Antonio Giovinazzi gets a three-place grid drop for the Hungarian GP after impeding Lance Stroll in Q1.

It was a tough start to life for Giovinazzi with Alfa Romeo in what is his first full Formula 1 season, but the closer we got to the summer break, the stronger he became.

Until Azerbaijan, Kimi Raikkonen had consistently out-qualified his far less experienced team-mate but, around the streets of Baku, Giovinazzi put his C38 ahead of the Finn in P8 on the grid, an important moment for Giovinazzi.

He since went on to better Raikkonen’s qualifying efforts in Canada, France and Britain, though his issue still comes with points scoring – he has bagged Alfa just the one point in Austria, should the revised German GP result remain, while Raikkonen has chipped in with 31 – a staggering 97% of the team’s Constructors’ total.
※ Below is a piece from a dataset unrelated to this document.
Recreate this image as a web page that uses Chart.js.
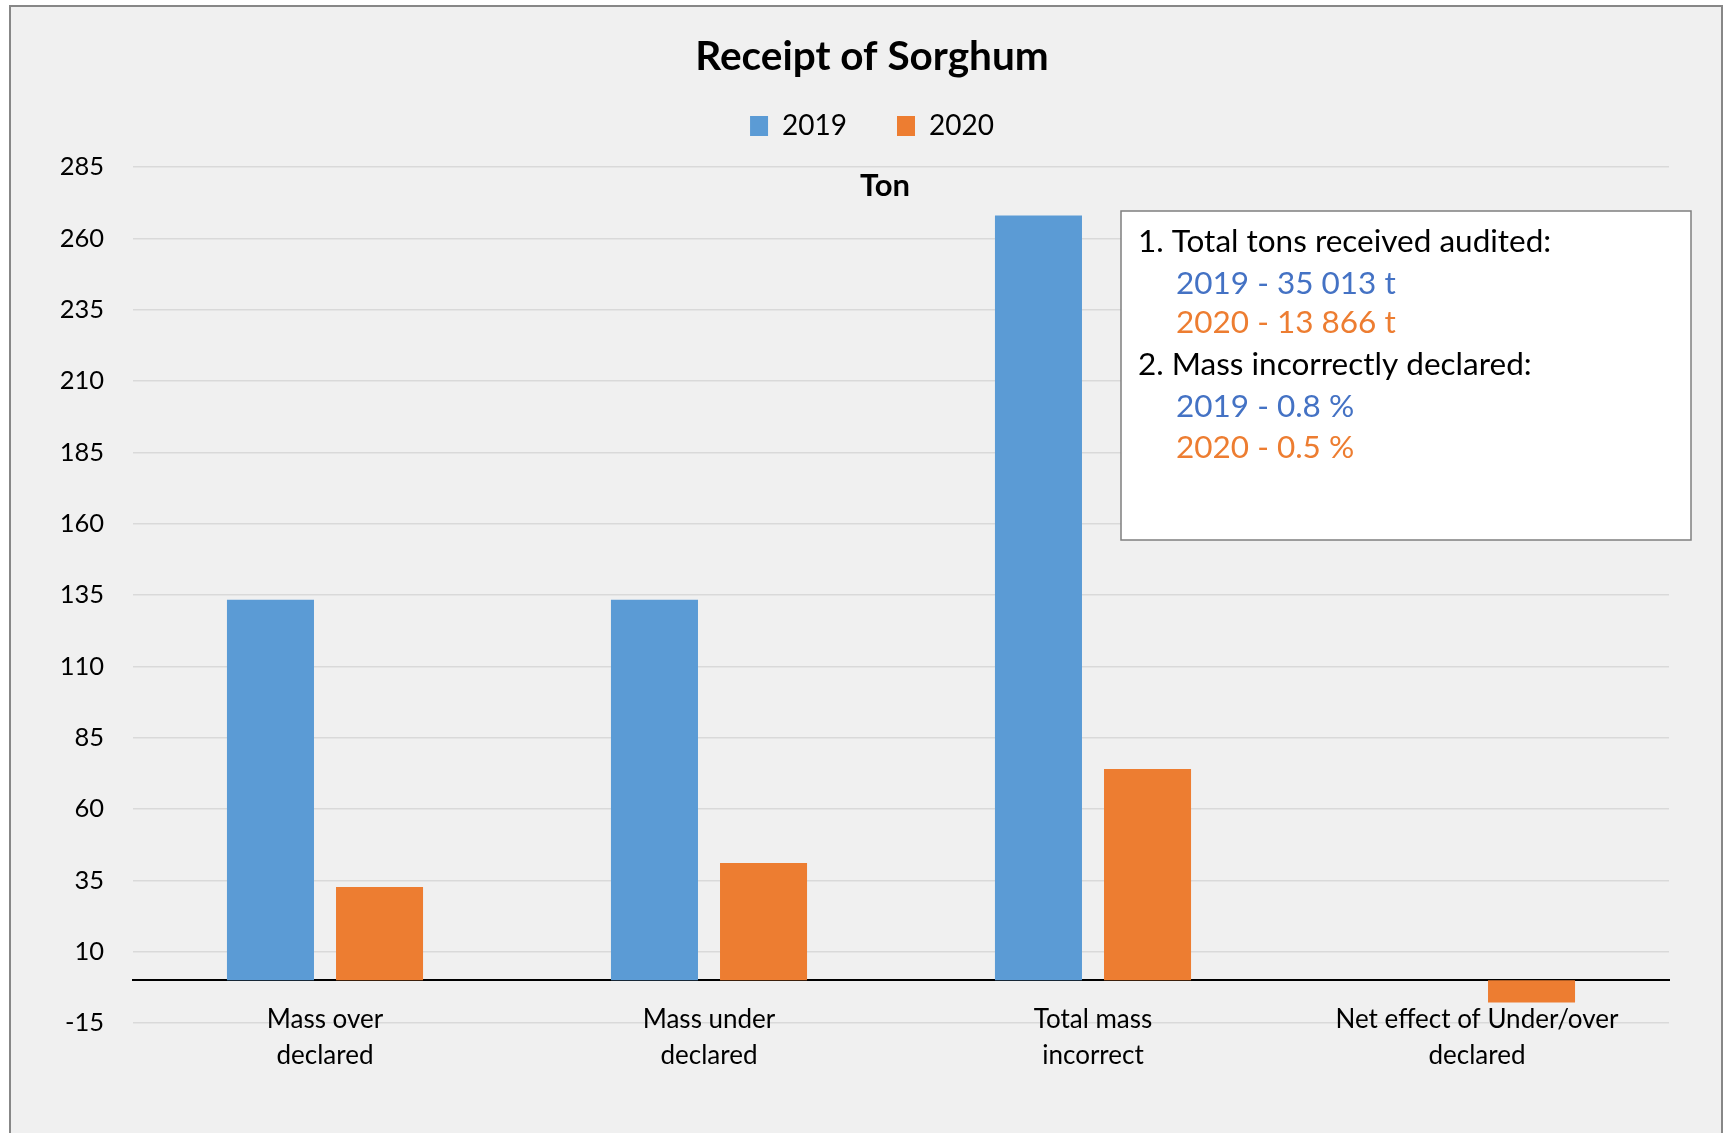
<!DOCTYPE html>
<html>
<head>
<meta charset="utf-8">
<script src="https://cdn.jsdelivr.net/npm/chart.js@4.4.1/dist/chart.umd.min.js"></script>
<style>
  html, body { margin: 0; padding: 0; background: #ffffff; width: 1725px; height: 1133px; overflow: hidden; }
  #frame { position: absolute; left: 9px; top: 5px; width: 1714px; height: 1200px; box-sizing: border-box;
           border: 2px solid #878787; background: #f0f0f0; }
  #c { position: absolute; left: 0; top: 0; }
</style>
</head>
<body>
<div id="frame"></div>
<canvas id="c" width="1725" height="1133"></canvas>
<script>
// ---- data ----
const chartTitle = "Receipt of Sorghum";
const unitLabel = "Ton";
const categories = [
  ["Mass over", "declared"],
  ["Mass under", "declared"],
  ["Total mass", "incorrect"],
  ["Net effect of Under/over", "declared"]
];
const seriesNames = ["2019", "2020"];
const values2019 = [133.3, 133.3, 268, 0];
const values2020 = [32.7, 41.1, 74, -7.8];
const yTicks = [-15, 10, 35, 60, 85, 110, 135, 160, 185, 210, 235, 260, 285];
const noteLines = [
  { text: "1. Total tons received audited:", indent: 0, color: "#000000" },
  { text: "2019 - 35 013 t", indent: 1, color: "#4472c4" },
  { text: "2020 - 13 866 t", indent: 1, color: "#ed7d31" },
  { text: "2. Mass incorrectly declared:", indent: 0, color: "#000000" },
  { text: "2019 - 0.8 %", indent: 1, color: "#4472c4" },
  { text: "2020 - 0.5 %", indent: 1, color: "#ed7d31" }
];

// ---- styles ----
const BLUE = "#5b9bd5";
const ORANGE = "#ed7d31";
const FONT = "Lato";

const annotationPlugin = {
  id: "annotations",
  afterDraw(chart) {
    const ctx = chart.ctx;
    ctx.save();
    // unit label
    ctx.font = "bold 31px " + FONT;
    ctx.fillStyle = "#000";
    ctx.textAlign = "center";
    ctx.textBaseline = "middle";
    ctx.fillText(unitLabel, 885, 186);
    // note box
    const bx = 1121, by = 211, bw = 570, bh = 329;
    ctx.fillStyle = "#ffffff";
    ctx.fillRect(bx, by, bw, bh);
    ctx.strokeStyle = "#7f7f7f";
    ctx.lineWidth = 1.5;
    ctx.strokeRect(bx, by, bw, bh);
    ctx.font = "31.5px " + FONT;
    ctx.textAlign = "left";
    ctx.textBaseline = "alphabetic";
    const baselines = [252, 294, 333, 374.5, 416.5, 458];
    noteLines.forEach((ln, i) => {
      ctx.fillStyle = ln.color;
      ctx.fillText(ln.text, ln.indent ? 1176 : 1138, baselines[i]);
    });
    ctx.restore();
  }
};

function build() {
  Chart.defaults.font.family = FONT;
  Chart.defaults.color = "#000";
  new Chart(document.getElementById("c"), {
    type: "bar",
    data: {
      labels: categories,
      datasets: [
        { label: seriesNames[0], data: values2019, backgroundColor: BLUE, borderWidth: 0,
          categoryPercentage: 0.568, barPercentage: 0.798 },
        { label: seriesNames[1], data: values2020, backgroundColor: ORANGE, borderWidth: 0,
          categoryPercentage: 0.568, barPercentage: 0.798 }
      ]
    },
    options: {
      responsive: false,
      animation: false,
      events: [],
      layout: { padding: { left: 28, right: 9, top: 0, bottom: 110 } },
      plugins: {
        tooltip: { enabled: false },
        title: {
          display: true,
          text: chartTitle,
          color: "#000",
          font: { family: FONT, size: 40.5, weight: "bold", lineHeight: "10px" },
          padding: { top: 51.5, bottom: 0.5 }
        },
        legend: {
          display: true,
          position: "top",
          labels: {
            boxWidth: 18,
            boxHeight: 20,
            padding: 50,
            color: "#000",
            font: { family: FONT, size: 28 }
          }
        }
      },
      scales: {
        x: {
          position: { y: 0 },
          grid: { display: false, drawTicks: false },
          border: { display: true, color: "#000000", width: 2 },
          ticks: {
            padding: 21,
            maxRotation: 0,
            autoSkip: false,
            color: "#000",
            font: { family: FONT, size: 26, lineHeight: 1.385 }
          }
        },
        xTop: {
          type: "category",
          position: "top",
          grid: { display: false, drawTicks: false },
          border: { display: false },
          ticks: { display: false },
          afterFit(scale) { scale.height = 17; }
        },
        y: {
          min: -15,
          max: 285,
          afterFit(scale) { scale.width = 105; },
          afterBuildTicks(scale) { scale.ticks = yTicks.map(v => ({ value: v })); },
          grid: { color: "#d9d9d9", lineWidth: 1.5, drawTicks: false },
          border: { display: false },
          ticks: {
            padding: 29,
            color: "#000",
            font: { family: FONT, size: 25.5 }
          }
        },
        yRight: {
          type: "linear",
          position: "right",
          grid: { display: false, drawTicks: false },
          border: { display: false },
          ticks: { display: false },
          afterFit(scale) { scale.width = 47; }
        }
      }
    },
    plugins: [annotationPlugin]
  });
}

Promise.all([
  document.fonts.load("28px Lato"),
  document.fonts.load("bold 35px Lato")
]).then(build, build);
</script>
</body>
</html>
So, for the second half of this season, heavier and more consistent points scoring is a must for Giovinazzi if he wants to be around for 2020.

Kimi Raikkonen:
Qualifying battle v team-mate: 8-4
Average gap in qualifying: -0.1s
Race battle v team-mate: 11-1
Best finish: P7 (Bahrain, France, Hungary)
Percentage of team’s Championship points: 97% (31 points)

Kimi Raikkonen believes Alfa Romeo had more pace than McLaren at the Hungarian Grand Prix.

2019 has given us the real “Iceman”. No politics, no restrictions – he made it clear that he will quit Alfa if they start whinging about how he lives his life.

Kimi hasn’t even read his contract, but right now he and Alfa need not care because the former World Champion is doing the business.

31 Championship points, a best finish of P7, and as we saw in Austria he will prove a nuisance to the top five if given half a chance.

How much he cares about mentoring Giovinazzi for Alfa’s future we’re not sure, but Raikkonen is still on form and we hope it continues for the rest of 2019 and beyond.